Tuesday, August 26, 2014

"Why control of a terrifying dam in Iraq is life or death for half million people"

"Why Control of a Terrifying Dam in Iraq is Life or Death for Half Million People" is the headline of an article at abcnews.com from August 7, 2014 by Lee Ferran and Mazin Faiq. The authors refer to the Islamic State take over of the Mosul Dam on the Tigris a few weeks ago, later re-taken by Kurdish Peshmerga forces with U.S. air support.

The article points out the critical question such control poses for "the millions of Iraqis who live downstream of the Mosul Dam all the way down the Tigris to Baghdad, because if the dam (is) taken over, ISIS would be in control of what effectively could be a major weapon of mass destruction -- one that the U.S. military said in 2006 was, without the help of brutal jihadists, already 'the most dangerous dam in the world.'"

The authors cite the inherent danger the dam poses, even without a rebel act -- "It wouldn't even have to be sabotaged to fail -- if an extremist group took control and wanted the dam to break, they may be able to simply do nothing."

The problem is that the "gargantuan dam, built in the mid-1980s, was constructed on 'a foundation of soluble soils that are continuously dissolving, resulting in the formation of cavities and voids underground that place the dam at risk for failure,'" as the article quotes from an urgent letter sent from David Petraeus, then commanding general of the U.S. Army, and Ryan Crocker, then U.S. Ambassador to Iraq, to Iraqi Prime Minister Nouri al-Maliki in 2007.

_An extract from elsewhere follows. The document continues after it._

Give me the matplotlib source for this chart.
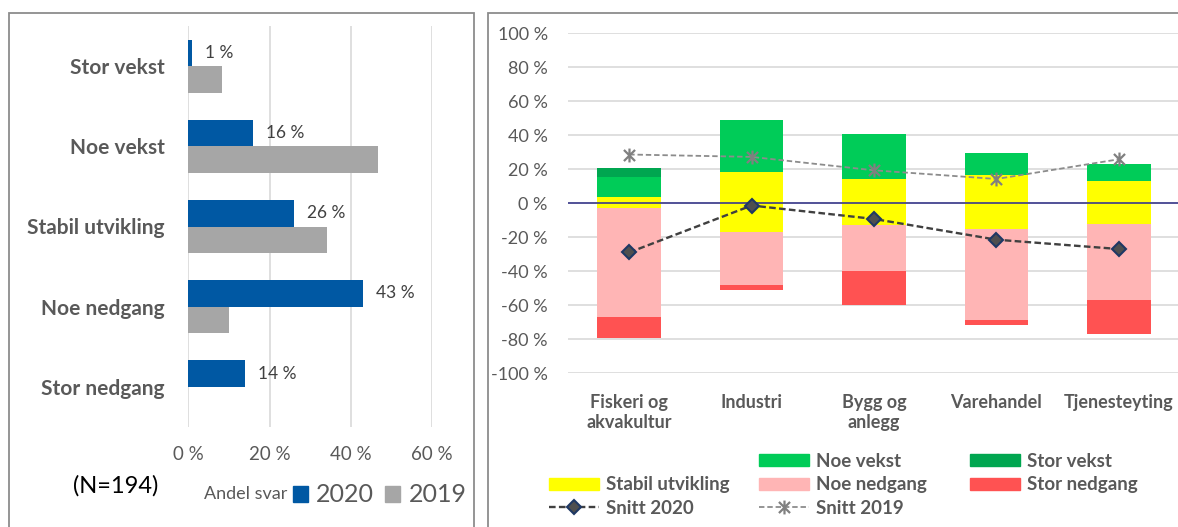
import matplotlib
matplotlib.use("Agg")
import numpy as np
from matplotlib import pyplot as plt
from matplotlib.patches import Rectangle, Patch
from matplotlib.lines import Line2D
from matplotlib.path import Path

plt.rcParams['font.family'] = ['Lato', 'DejaVu Sans']

# left panel: share of answers, 2020 vs 2019
answers = ['Stor vekst', 'Noe vekst', 'Stabil utvikling', 'Noe nedgang', 'Stor nedgang']
share_2020 = [1, 16, 26, 43, 14]
share_2019 = [8.4, 46.8, 34.2, 10.1, 0]
share_ticks = [0, 20, 40, 60]

# right panel: by industry (percent)
sectors = ['Fiskeri og\nakvakultur', 'Industri', 'Bygg og\nanlegg', 'Varehandel', 'Tjenesteyting']
stor_vekst = [5.3, 0, 0, 0, 0]
noe_vekst = [11.4, 30.4, 26.4, 12.4, 10.2]
stabil_over = [3.8, 18.4, 14.3, 16.9, 12.9]
stabil_under = [2.5, 16.9, 12.7, 14.9, 11.9]
noe_nedgang = [64.5, 30.9, 27.2, 53.6, 45.2]
stor_nedgang = [12.0, 3.4, 19.9, 2.9, 19.9]
snitt_2020 = [-28.9, -1.3, -9.2, -21.4, -26.9]
snitt_2019 = [28.7, 27.3, 19.4, 14.3, 25.9]
pct_ticks = [-100, -80, -60, -40, -20, 0, 20, 40, 60, 80, 100]

GRAY_TXT = '#595959'
GRID = '#D9D9D9'
W, H = 1178, 527

fig = plt.figure(figsize=(W / 100, H / 100), dpi=100)

def fx(px):
    return px / W

def fy(py):
    return 1 - py / H

# panel frames
fig.add_artist(Rectangle((fx(8.7), -0.01), fx(474.3 - 8.7), fy(12.7) + 0.01,
                         transform=fig.transFigure, fill=False, ec='#8C8C8C', lw=1.3))
fig.add_artist(Rectangle((fx(488.3), -0.01), 0.6, fy(12.7) + 0.01,
                         transform=fig.transFigure, fill=False, ec='#8C8C8C', lw=1.3))

# ---------- left chart ----------
ax1 = fig.add_axes([fx(188.3), fy(427), fx(432 - 188.3), (427 - 26) / H])
y = np.arange(len(answers))
bh = 0.33
ax1.barh(y - bh / 2, share_2020, height=bh, color='#0058A3', zorder=2)
ax1.barh(y + bh / 2, share_2019, height=bh, color='#A6A6A6', zorder=2)
for yi, v in zip(y, share_2020):
    ax1.annotate(f'{v:.0f} %', (v, yi - bh / 2), xytext=(9.4, 0), textcoords='offset points',
                 ha='left', va='center', fontsize=12.5, color='#404040')
ax1.set_xlim(0, 60)
ax1.set_ylim(len(answers) - 0.5, -0.5)
ax1.set_xticks(share_ticks)
ax1.set_xticklabels([f'{t} %' for t in share_ticks], fontsize=13.5, color=GRAY_TXT)
ax1.set_yticks(y)
ax1.set_yticklabels(answers, fontsize=15, fontweight='bold', color=GRAY_TXT)
ax1.tick_params(axis='x', length=0, pad=14)
ax1.tick_params(axis='y', length=0, pad=17)
ax1.grid(axis='x', color=GRID, lw=1.2, zorder=0)
ax1.set_axisbelow(True)
for s in ax1.spines.values():
    s.set_visible(False)

fig.text(fx(72.7), fy(486), '(N=194)', fontsize=17, color='black', ha='left', va='center')
fig.text(fx(287), fy(494), 'Andel svar', fontsize=13, color=GRAY_TXT, ha='right', va='center')
leg1 = fig.legend([Patch(color='#0058A3'), Patch(color='#A6A6A6')], ['2020', '2019'],
                  loc='center left', bbox_to_anchor=(fx(293), fy(495)), ncol=2,
                  frameon=False, fontsize=18, handlelength=0.6, handleheight=0.6,
                  handletextpad=0.33, columnspacing=0.44, borderpad=0, borderaxespad=0)
for t in leg1.get_texts():
    t.set_color(GRAY_TXT)

# ---------- right chart ----------
ax2 = fig.add_axes([fx(568), fy(373.3), fx(1180 - 568), (373.3 - 33.3) / H])
x = np.arange(len(sectors))
bw = 0.52
pos_bottom = np.zeros(len(sectors))
for vals, col in [(stabil_over, '#FFFF00'), (noe_vekst, '#00CC58'), (stor_vekst, '#00A650')]:
    ax2.bar(x, vals, bw, bottom=pos_bottom, color=col, zorder=2)
    pos_bottom += np.array(vals)
neg_bottom = np.zeros(len(sectors))
for vals, col in [(stabil_under, '#FFFF00'), (noe_nedgang, '#FFB5B5'), (stor_nedgang, '#FF5252')]:
    ax2.bar(x, -np.array(vals), bw, bottom=neg_bottom, color=col, zorder=2)
    neg_bottom -= np.array(vals)

ax2.axhline(0, color='#3A3A8C', lw=1.2, zorder=3)

star = Path([(-1, -1), (1, 1), (-1, 1), (1, -1), (0, -1.25), (0, 1.25)],
            [Path.MOVETO, Path.LINETO, Path.MOVETO, Path.LINETO, Path.MOVETO, Path.LINETO])
ax2.plot(x, snitt_2019, color='#8C8C8C', lw=1.3, ls=(0, (3, 1.6)), marker=star,
         ms=10, mec='#808080', mew=1.6, zorder=4)
ax2.plot(x, snitt_2020, color='#404040', lw=1.7, ls=(0, (2.8, 1.4)), marker='D',
         ms=7.5, mfc='#4F4F4F', mec='#1F3864', mew=1.5, zorder=5)

ax2.set_xlim(-0.5, len(sectors) - 0.5)
ax2.set_ylim(-100, 100)
ax2.set_yticks(pct_ticks)
ax2.set_yticklabels([f'{t} %' for t in pct_ticks], fontsize=13, color=GRAY_TXT)
ax2.set_xticks(x)
ax2.set_xticklabels(sectors, fontsize=13, fontweight='bold', color=GRAY_TXT, linespacing=1.2)
ax2.tick_params(axis='y', length=0, pad=14.5)
ax2.tick_params(axis='x', length=0, pad=15)
ax2.grid(axis='y', color=GRID, lw=1.2, zorder=0)
ax2.set_axisbelow(True)
for s in ax2.spines.values():
    s.set_visible(False)

# legend in three columns
blank = Patch(color='none')
h_stabil = Patch(color='#FFFF00')
h_noe_v = Patch(color='#00CC58')
h_stor_v = Patch(color='#00A650')
h_noe_n = Patch(color='#FFB5B5')
h_stor_n = Patch(color='#FF5252')
h_s20 = Line2D([], [], color='#404040', lw=1.7, ls=(0, (2.8, 1.4)), marker='D', ms=7.5,
               mfc='#4F4F4F', mec='#1F3864', mew=1.5)
h_s19 = Line2D([], [], color='#8C8C8C', lw=1.3, ls=(0, (3, 1.6)), marker=star, ms=10,
               mec='#808080', mew=1.6)
columns = [
    (549.3, [blank, h_stabil, h_s20], ['', 'Stabil utvikling', 'Snitt 2020']),
    (759.3, [h_noe_v, h_noe_n, h_s19], ['Noe vekst', 'Noe nedgang', 'Snitt 2019']),
    (970.0, [h_stor_v, h_stor_n], ['Stor vekst', 'Stor nedgang']),
]
fs_leg = 13.5
fs_px = fs_leg * 100 / 72
for xpos, hs, ls in columns:
    lg = fig.legend(hs, ls, loc='upper left', bbox_to_anchor=(fx(xpos), fy(453)),
                    frameon=False, fontsize=fs_leg, handlelength=50 / fs_px,
                    handleheight=0.59, handletextpad=7 / fs_px, labelspacing=0.34,
                    borderpad=0, borderaxespad=0)
    for t in lg.get_texts():
        t.set_color(GRAY_TXT)
        t.set_fontweight('bold')

fig.savefig('out.png', dpi=100)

PHOTO: Islamic State Flag at Mosul Dam
PHOTO: Islamic State flag at Mosul Dam
Ferran and Faiq describe how the dam must be constantly reinforced by engineers "continously pumping in literally tons of grout" so as to fill in the holes and keep the dam "upright."
The authors cite U.S. experts, who say any failure of the dam could be "catastrophic." They refer to a 2011 report written by a USACE official and published in Water Power magazine that estimated failure "could lead to as many as 500,000 civilian deaths."

 READ MORE HERE...


One of the most devastating judgments pronounced by Jeremiah the hebrew prophet on the "land of Babylon" is the rising of "tumultuous waves" of the "sea" -- a euphemism for the Euphrates/Tigris river system -- which overwhelm the land of Babylon.  Following the flood event, the rivers are "dried up" in a drought so severe that the land becomes literally uninhabitable, and utter desolation is the final outcome of the judgments, so that the land remains a "horror" among the nations, a perpetual sign of the judgment of God on a people who had struck at Zion once Israel was back in the land for the final time.

This article drives home the point like a ton of bricks that just such a scenario of a major flood event that causes incredible devastation in the "land of Babylon" could very well occur, and that without extraordinary and constant measures, WILL occur, just as decreed by Jeremiah.

But first the fires burn the cities, then the announced abandonment of the land by the reconstructionists, and then a war with and defeat by the "Medes" -- the modern-day Kurds.

And then the flood.

When Babylon is burning, know that the flood will come. No one can stop it. Iraq is Babylon of Jeremiah 50 - 51.